Inflation is an economic phenomenon that is an outcome of cause-and-effect. And, unfortunately, it contributes to the expense line of the poverty equation — higher prices result in weaker purchasing power. What this means for the average consumer is that she will simply need to find ways to make more money to make ends meet. The only way to deal with inflation is to stay ahead of it. And this means increasing income.
Unfortunately, wages don’t go up on a prayer. They are subject to the law of supply-and-demand. This is ultimately what sets labour rates just like the prices of any other commodity in a free market. When jobs are abundant and labour is scarce, wages go up. When jobs are scarce and labour is abundant wages go down.
Add the hard reality that if you spend more than what you make over the long term you progressively get poorer, not richer. You really can’t work around that simple arithmetic of poverty.
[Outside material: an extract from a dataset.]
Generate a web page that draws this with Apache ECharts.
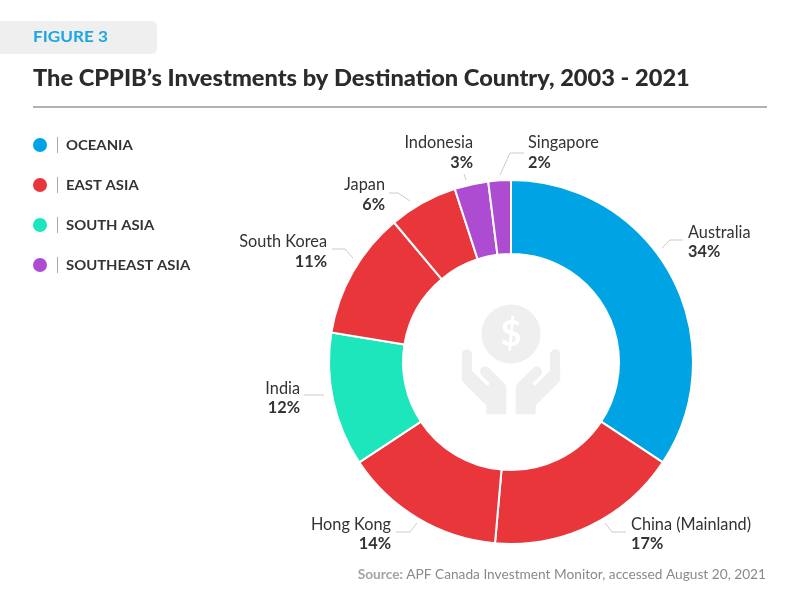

Filipinos have both failed to stay ahead of inflation or, for many more, have simply failed to catch up with it. This is why the Philippines remains a poor country.
To be fair, staying poor is easy. Getting rich is hard. If getting rich was easy, there’d be a lot more rich people than poor people. It takes smarts to beat poverty and it takes exceptional skills to become wealthy. And that’s the reason the poor outnumber the rich.
The short of it is that Filipinos need to get a bit more clever if they aspire to prosper. Whining about inflation and praying for money simply won’t get them there.